Ebinger and the team that included scientists from the University of Miami, the University of Idaho, Moscow, and the Instituto Geofisco, Escuela Politecnica, Ecuador, buried seismometers along the coastline of Isabela Island, as well as around and in the volcanic crater of Sierra Negra itself. The seismometers will measure earthquakes beneath the islands, as well as distant earthquakes, enabling the team to create images of magma and its movement through the earth's crust.

In addition to the geology team, Lisa Hjelm, a science teacher from the Girls' Middle School in Mountain View, Calif., participated in the three-week expedition to the Galapagos. Hjelm will use the field experience and data from the study to create educational tools to teach teens about hot spots and volcanism. She blogged about her experiences on the expedition at sierranegragalapagos.blogspot.com.

Sierra Negra erupted in 1979 in what was one of the largest volcanic eruptions in the world in the last 100 years. The volcano's crater swelled and dropped 15 feet in a single day during its last eruption in 2005.

The members of the team will combine their results with satellite-based studies of volcano shape changes and magma chemistry to determine the shape and depth of the magma storage chambers beneath Sierra Negra, and the time periods for magma refilling. Ebinger says the team's studies of magma movement beneath the Galapagos volcanoes has major implications for hazard mitigation on other heavily populated volcanic islands, like Hawaii and the Azores.

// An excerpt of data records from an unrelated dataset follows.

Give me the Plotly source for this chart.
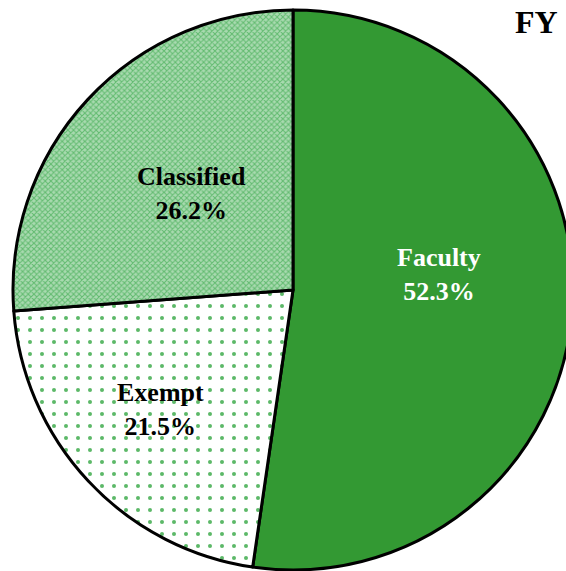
import plotly.graph_objects as go

categories = ["Faculty", "Exempt", "Classified"]
values = [52.3, 21.5, 26.2]
title_text = "FY"

W, H = 580, 571

fig = go.Figure(go.Pie(
    labels=categories,
    values=values,
    sort=False,
    direction="clockwise",
    rotation=0,
    textinfo="none",
    marker=dict(
        colors=["#339933", "white", "#a6d8ad"],
        line=dict(color="black", width=3),
        pattern=dict(
            shape=["", ".", "x"],
            fgcolor=["#339933", "#5cb868", "#62bb70"],
            bgcolor=["#339933", "white", "#a9dab0"],
            size=[8, 12, 4],
            solidity=[0.3, 0.09, 0.45],
        ),
    ),
    hoverinfo="skip",
    showlegend=False,
    domain=dict(x=[13 / W, 573 / W], y=[1 - 570 / H, 1 - 10 / H]),
))

label_pos = {"Faculty": (439, 274), "Exempt": (160, 409), "Classified": (191, 194)}
label_color = {"Faculty": "white", "Exempt": "black", "Classified": "black"}

annotations = [dict(
    text="<b>" + title_text + "</b>",
    x=536 / W, y=1 - 22 / H, xref="paper", yref="paper",
    showarrow=False, xanchor="center", yanchor="middle",
    font=dict(family="Liberation Serif", size=32, color="black"),
)]
for cat, val in zip(categories, values):
    px, py = label_pos[cat]
    annotations.append(dict(
        text=f"<b>{cat}</b><br><b>{val:.1f}%</b>",
        x=px / W, y=1 - py / H, xref="paper", yref="paper",
        showarrow=False, xanchor="center", yanchor="middle",
        font=dict(family="Liberation Serif", size=26, color=label_color[cat]),
    ))

fig.update_layout(
    width=W,
    height=H,
    margin=dict(l=0, r=0, t=0, b=0),
    paper_bgcolor="white",
    plot_bgcolor="white",
    annotations=annotations,
)

fig.write_html(
    "out.html",
    config={"displayModeBar": False},
    post_script="document.body.style.margin='0';document.body.style.overflow='hidden';document.documentElement.style.overflow='hidden';",
)
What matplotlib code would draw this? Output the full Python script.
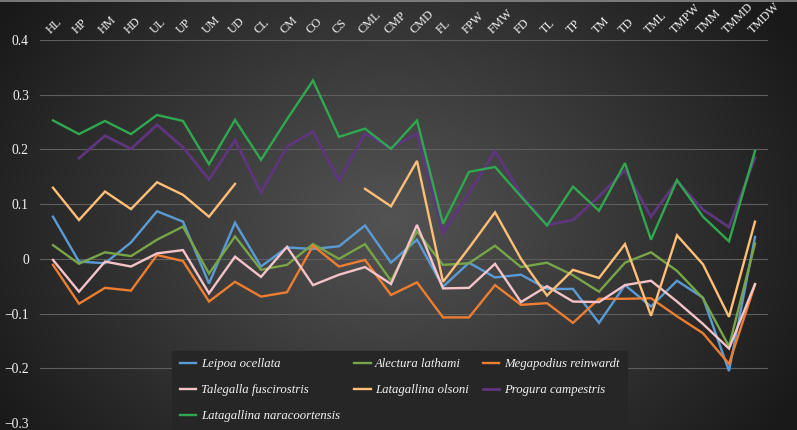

The team consists of Falk Amelung, associate professor of marine geology and geophysics at the University of Miami's Rosenstiel School of Marine and Atmospheric Science; Mario Ruiz of the Instituto Geofísico, Escuela Politécnica Nacional de Quito; volcanologist Dennis Geist of the University of Idaho at Moscow, Escuela Politécnica Nacional undergraduate geology student Daniel Pacheco, and Program for Array Seismic Studies of the Continental Lithosphere engineer Eliana Arias-Dotson. Rochester graduate student Dustin Coté joins the team for January data downloads.